To return blood back into the heart against gravity, the valves in the veins of the lower leg must pump properly. When these valves become weak and fail to close as they should, blood flow is decreased. The pooling of blood in the veins causes veins to become visible or bulge through the skin.  In serious cases, the legs may itch, become swollen, and vessels may burst and bleed. In milder cases, webs of spider veins form under the skin, sometimes worsening in certain areas such as the ankles where there may be more pooling of blood.


Varicose veins can cause cosmetic concerns due to protruding, ropelike purple bulges in the skin or visible spider veins. The condition could signal an increased risk of circulatory problems. Common symptoms include

  • aching leg pain
  • heaviness and fatigue in the legs
  • muscle cramping and swelling of the lower legs
  • skin ulcers around the ankles
  • itching around the veins

Minimally invasive procedure: vein ablation

There are a number of procedures that have been used over the years to treat varicose veins, from pulling targeted large veins out of the leg, to injecting select veins with a solution that causes them to close.
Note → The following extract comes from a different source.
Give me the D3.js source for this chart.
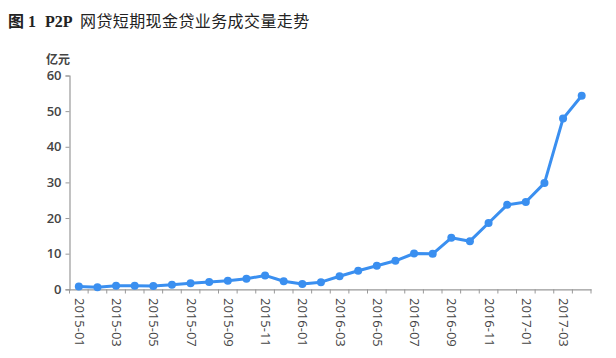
<!DOCTYPE html>
<html><head><meta charset="utf-8">
<script src="https://cdn.jsdelivr.net/npm/d3@7"></script>
<style>body{margin:0;background:#fff}</style>
</head><body>
<svg id="c" width="616" height="358"></svg>
<script>
const months = ["2015-01","2015-02","2015-03","2015-04","2015-05","2015-06","2015-07","2015-08","2015-09","2015-10","2015-11","2015-12",
"2016-01","2016-02","2016-03","2016-04","2016-05","2016-06","2016-07","2016-08","2016-09","2016-10","2016-11","2016-12",
"2017-01","2017-02","2017-03","2017-04"];
const volume = [0.8,0.6,1.0,1.0,0.9,1.3,1.7,2.05,2.4,2.95,3.9,2.25,1.5,2.0,3.65,5.2,6.6,8.0,10.05,9.95,14.45,13.5,18.6,23.7,24.5,29.8,47.9,54.3];
const yTicks = [0,10,20,30,40,50,60];
const titleLabel = "图 1";
const titleCode = "P2P";
const titleText = "网贷短期现金贷业务成交量走势";
const unit = "亿元";

const svg = d3.select("#c");
const x = d3.scaleBand().domain(months).range([69.5, 591]).padding(0);
const y = d3.scaleLinear().domain([0,60]).range([289.3, 75.5]);

const t = svg.append("text").attr("x",8).attr("y",27)
  .attr("font-family","'Liberation Serif','Noto Sans CJK SC',serif")
  .attr("font-size",16).attr("fill","#222");
t.append("tspan").attr("font-weight","bold").text(titleLabel);
t.append("tspan").attr("x",45).attr("font-weight","bold").text(titleCode);
t.append("tspan").attr("x",80).attr("letter-spacing",0.4).text(titleText);

svg.append("text").attr("x",46).attr("y",64)
  .attr("font-family","'Noto Sans CJK SC',sans-serif").attr("font-size",12)
  .attr("font-weight","bold").attr("fill","#444").text(unit);

const yAxis = svg.append("g").attr("transform","translate(69.5,0)")
  .call(d3.axisLeft(y).tickValues(yTicks).tickSize(4).tickPadding(4));
yAxis.select(".domain").attr("stroke","#999").attr("stroke-width",1.2);
yAxis.selectAll(".tick line").attr("stroke","#999");
yAxis.selectAll("text").attr("font-family","'Open Sans',sans-serif").attr("font-size",13)
  .attr("font-weight","600").attr("fill","#444");

const xAxis = svg.append("g").attr("transform","translate(0,289.3)")
  .call(d3.axisBottom(x).tickSize(0).tickFormat(""));
xAxis.select(".domain").attr("stroke","#999").attr("stroke-width",1.2);
const edges = months.map(m => x(m)).concat([x.range()[1]]);
svg.append("g").selectAll("line").data(edges).join("line")
  .attr("x1",d=>d).attr("x2",d=>d).attr("y1",289.3).attr("y2",293.5)
  .attr("stroke","#999");
svg.append("g").selectAll("text").data(months.filter((m,i)=>i%2===0)).join("text")
  .attr("transform",d=>`translate(${x(d)+x.bandwidth()/2-4},298) rotate(90)`)
  .attr("font-family","'Open Sans',sans-serif").attr("font-size",13)
  .attr("fill","#444").text(d=>d);

const color = "#3a8ff0";
const line = d3.line().x((d,i)=>x(months[i])+x.bandwidth()/2).y(d=>y(d));
svg.append("path").datum(volume).attr("d",line).attr("fill","none")
  .attr("stroke",color).attr("stroke-width",3).attr("stroke-linejoin","round");
svg.append("g").selectAll("circle").data(volume).join("circle")
  .attr("cx",(d,i)=>x(months[i])+x.bandwidth()/2).attr("cy",d=>y(d)).attr("r",4)
  .attr("fill",color);
</script>
</body></html>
Good Shepherd Hospital interventional radiologists perform a minimally invasive outpatient procedure using image guidance to reduce varicose veins. Vein ablation is a procedure that uses laser or radiofrequency energy applied to the vein, heating it and causing it to seal shut. This procedure allows healthy veins to take over the work of sending blood up through the leg against gravity.

Vein ablation treatment usually takes an hour or less, and patients may return to their normal activities.